Für das BVwG ist jedoch auch das Recht auf Achtung des Privat- und Familienlebens (Art. 8 EMRK), das nach ständiger Rechtsprechung weit auszulegen ist, einschlägig. Dabei fällt auf, dass es sich um kein notstandsfestes Recht im Sinne des Art. 15 Abs. 2 EMRK handelt. Hierzu ist allerdings explizit festzuhalten, dass die Aufzählung in der Statusrichtlinie („insbesondere“) nicht taxativ ist und somit auch nicht notstandsfeste Rechte „grundlegende Menschenrechte“ darstellen können. Das BVwG erachtet aufgrund der Besonderheit der Umstände des konkreten Falls das nicht notstandsfeste Recht des Art. 8 EMRK als mit einem notstandsfesten Recht im Sinne des Art. 15 Abs. 2 EMRK vergleichbar. Es stützt sich dabei auf ein Urteil des Europäischen Gerichtshofes (EuGH 05.09.2012, Y und Z, C-71/11 und C-99/11) zur Religionsfreiheit (Art. 9 EMRK), wonach dieses Recht zwar nicht nicht zu den Rechten zählt, von denen gemäß EMRK keine Abweichung zulässig ist, aber „eines der Fundamente einer demokratischen Gesellschaft“ darstellt. Daher kann ein Eingriff in das Recht auf Religionsfreiheit so gravierend sein, dass er einem der in Art. 15 Abs. 2 EMRK genannten Fälle gleichzusetzen ist.

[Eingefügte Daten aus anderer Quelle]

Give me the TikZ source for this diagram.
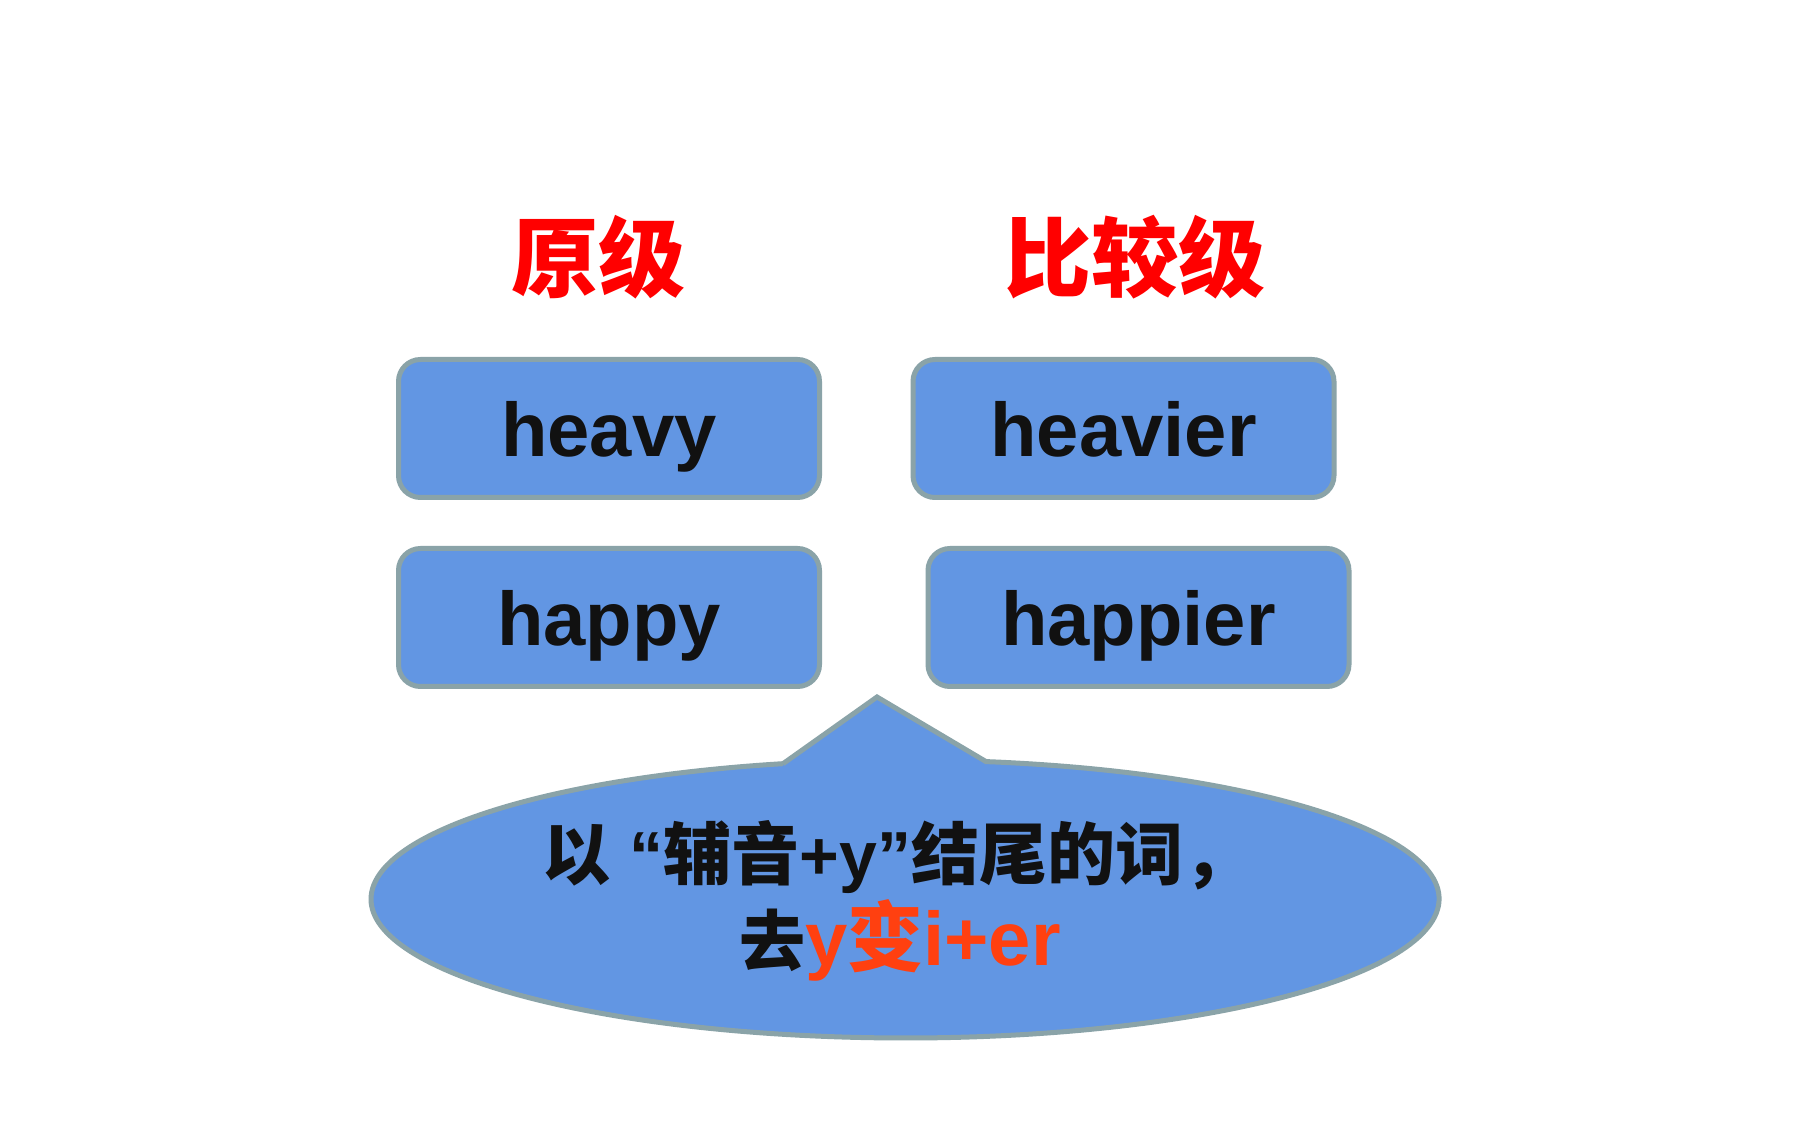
\documentclass[tikz,border=0pt]{standalone}
\usepackage{fontspec}
\setmainfont{Liberation Sans}
\newfontfamily\cjk{Noto Sans CJK SC}
\definecolor{boxfill}{HTML}{6296E3}
\definecolor{boxline}{HTML}{8AA3A8}
\definecolor{titlered}{HTML}{FF0000}
\definecolor{rulered}{HTML}{FF4010}
\definecolor{inkblack}{HTML}{111111}
\tikzset{
  wordbox/.style={draw=boxline, line width=5pt, fill=boxfill, rounded corners=22pt,
    minimum width=421pt, minimum height=138pt, inner sep=0pt,
    text height=56pt, text depth=0pt, text=inkblack,
    font=\fontsize{76}{90}\selectfont\bfseries},
  titletext/.style={anchor=base, inner sep=0pt, text=titlered,
    font=\fontsize{87}{100}\selectfont\cjk\bfseries},
  bubble/.style={draw=boxline, line width=5pt, fill=boxfill, line join=miter},
  ruletext/.style={anchor=base, inner sep=0pt, text=inkblack}
}
\begin{document}
\begin{tikzpicture}[x=1pt,y=1pt]
\useasboundingbox[fill=white] (0,0) rectangle (1800,1125);
% titles
\node[titletext] (t1) at (598,834) {原级};
\node[titletext] (t2) at (1135,834) {比较级};
% word boxes
\node[wordbox] (heavy) at (609,696.5) {heavy};
\node[wordbox] (heavier) at (1123.5,696.5) {heavier};
\node[wordbox] (happy) at (609,507.5) {happy};
\node[wordbox] (happier) at (1138.5,507.5) {happier};
% callout bubble
\coordinate (apex) at (877,428);
\coordinate (bl) at (783,361.3);
\coordinate (br) at (986,363.4);
\draw[bubble] (bl) -- (apex) -- (br)
  arc[start angle=81.28, end angle=-256.79, x radius=534, y radius=139] -- cycle;
% bubble text
\node[ruletext] (line1) at (897,245) {\fontsize{68}{80}\selectfont\bfseries
  {\cjk 以} “{\cjk 辅音}+y”{\cjk 结尾的词，}};
\node[ruletext] (line2) at (900,159) {\bfseries
  {\fontsize{66}{80}\selectfont\cjk 去}{\fontsize{76}{90}\selectfont\color{rulered}y{\cjk 变}i+er}};
\end{tikzpicture}
\end{document}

Das BVwG argumentiert meines Erachtens in nachvollziehbarer Weise, dass das Recht auf Privat- und Familienleben im Sinne des Art. 8 EMRK ebenfalls ein „Fundament der demokratischen Gesellschaft“ darstellt und daher der im konkreten Fall drohende Eingriff in dieses Recht, die Beschneidung der Töchter, so gravierend ist, dass er einem der in Art. 15 Abs. 2 EMRK genannten Fälle gleichgesetzt werden kann. In diesem Zusammenhang erscheint es wohl unstrittig, dass der Wunsch der Mutter, ihre Töchter nach ihren Wertvorstellungen fernab von FGM aufwachsen zu sehen, in den Schutzbereich des Art. 8 EMRK fällt.
Konnex zur GFK
Um den Status des Asylberechtigten zu erlangen, reicht es jedoch nicht aus, dass es zu einer Verfolgungshandlung kommt, zusätzlich muss ein Konnex zu einem in der GFK taxativ aufgezählten Grund (Rasse, Religion, Nationalität, Zugehörigkeit zu einer bestimmten sozialen Gruppe oder politische Gesinnung) bestehen. Das BVwG stützt sich im konkreten Fall auf die politische Gesinnung der Mutter, weil ihr die die Verfolgungshandlung wegen ihrer vehementen Ablehnung gegenüber den in Gambia vorherrschenden Wertvorstellungen betreffend FGM droht. Denkbar wäre zwar auch eine Anknüpfung an die Zugehörigkeit zur sozialen Gruppe der unbeschnittenen Frauen, jedoch handelt es hierbei um einen Auffangtatbestand, der üblicherweise erst dann zur Anwendung gelangt, wenn kein anderer in der GFK genannter Grund einschlägig ist.
Fazit
Im Ergebnis macht es, außer im Falle eines Aberkennungsverfahrens, zwar keinen großen Unterschied, ob einer Mutter, deren minderjährige Töchter von FGM betroffen sein können, der Asylstatus ihrer Töchter abgeleitet wird oder sie diesen Status aufgrund „eigener“ Fluchtgründe erhält. Die Entscheidung des Bundesverwaltungsgerichts erscheint dennoch jedenfalls begrüßenswert, da sie auch einen schwerwiegenden Eingriff in die psychische Integrität einer Mutter als Verfolgungshandlung qualifiziert. Es besteht auch keine Gefahr, dass es durch diese Entscheidung zu einer ungewollten Ausdehnung der Flüchtlingseigenschaft in anderen Verfahren kommt. Denn wenn eine Mutter, auch teilweise mit Unterstützung der Familie, in der Lage ist, ihre Töchter tatsächlich vor FGM zu bewahren, wird weder eine Zuerkennung der Flüchtlingseigenschaft an ihre Töchter noch an sie selbst in Frage kommen.